Monday, December 11, 2006
Biddle's points on Iraq
Some of what he wrote:
In a better world, some multinational institution would broker the deal and provide the peacekeepers. This is not going to happen in Iraq. So if the civil war termination script is going to be followed here, the United States is going to have to do the heavy lifting itself.
Current U.S. policy, however, undermines our prospects for this in at least two ways. First, we have little leverage for compelling the mutual compromises needed for real power sharing. Each camp sees potentially genocidal stakes in power sharing: the downside risks if the deal fails to ensure their security could be mass violence at the hands of communal rivals. Against such enormous stakes, major leverage will be needed to convince nervous parties to accept the risks; U.S. offers of development aid or trade assistance or political recognition are trivial by comparison. And this thin gruel is getting thinner as the United States begins to cut even the modest aid we now provide—the Marshall Plan this is not. Such weak leverage will never persuade Iraqis to take the huge risks involved in real compromise.
Second, we are apparently unwilling to play the role of long-term peacekeeping stabilizer. Though disliked by many Iraqis, in principle U.S. forces could still do this. In recent months American efforts in suppressing Shi‘a militias and our comparative sectarian evenhandedness in places such as Tal Afar and Baghdad are persuading Sunnis that we are potential defenders against Shi‘a violence. Though Shi‘a are wary of American motives, three years of U.S. combat against Sunni guerillas give us the bona fides to keep Shi‘a trust if we play our cards right. We can be neutral—the problem is that we are not willing to stay. Who would trust a deal enforced by a peacekeeper who announces its intention to leave as soon as it can hand its job over to one of the combatants in an ongoing civil war?

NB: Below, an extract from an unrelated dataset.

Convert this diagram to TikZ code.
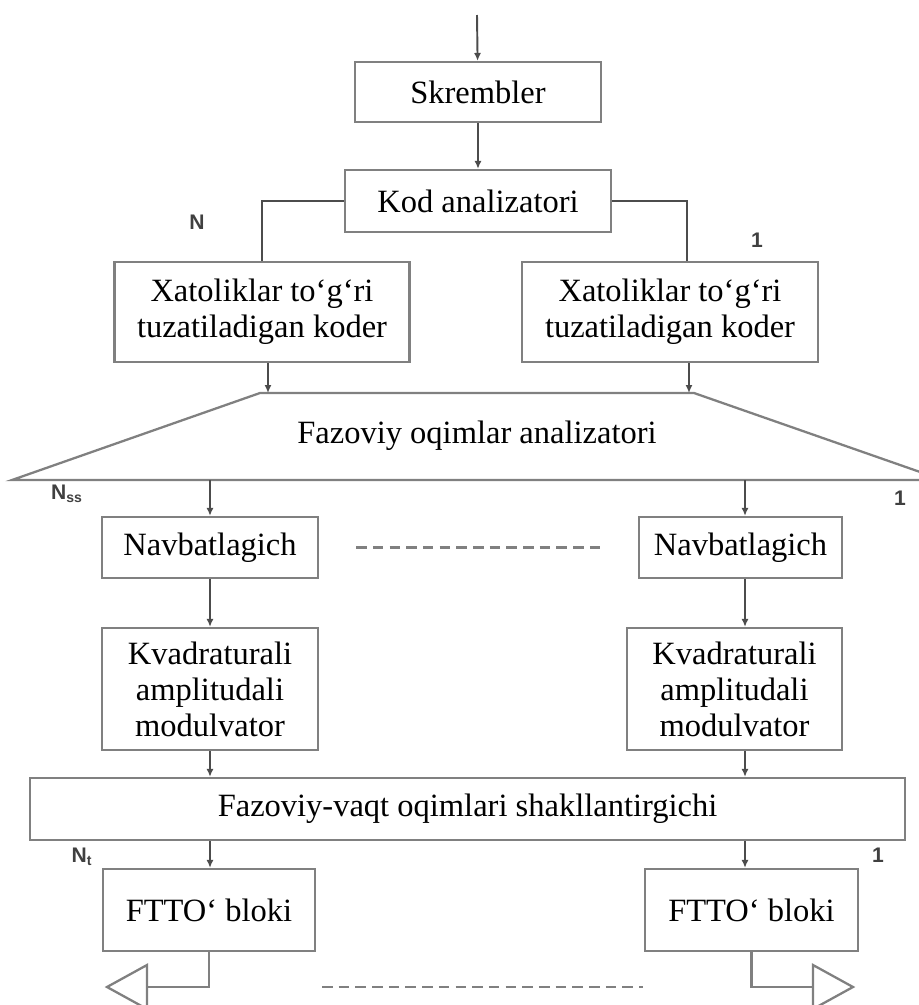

Iraq today is a race between progress toward a settlement and acceleration of inter-communal tensions fueled by sectarian killing. Success requires that a settlement precede the loss of tolerance; defeat will occur if killing outpaces compromise. And to obtain the former rather than the latter will almost certainly require that Americans be willing to accept a long-term role in policing any ceasefire.
For now, the trends in these metrics are not promising: Compromise has been slow and grudging; while the death toll occasionally falls, the overall trend is sharply upward; and Americans are displaying diminishing tolerance for the U.S. troop presence in Iraq. Time is thus not on our side. Current U.S. policy is not yielding an aggressive pace of communal compromise in Baghdad; we risk letting the war slip out of control if we cannot find a means of accelerating the deal-making, and soon. And the longer the fighting goes on and the more Americans die without intercommunal accommodation or a ceasefire, the slimmer the political prospects for a significant long-term American troop presence. If a truce comes soon, trends in U.S. support for Iraqi deployments might reverse; if not, they surely will not. We still have a chance, but this window will not stay open forever. And this implies that we must aggressively seek out new forms of leverage to move this process along soon—before it is too late.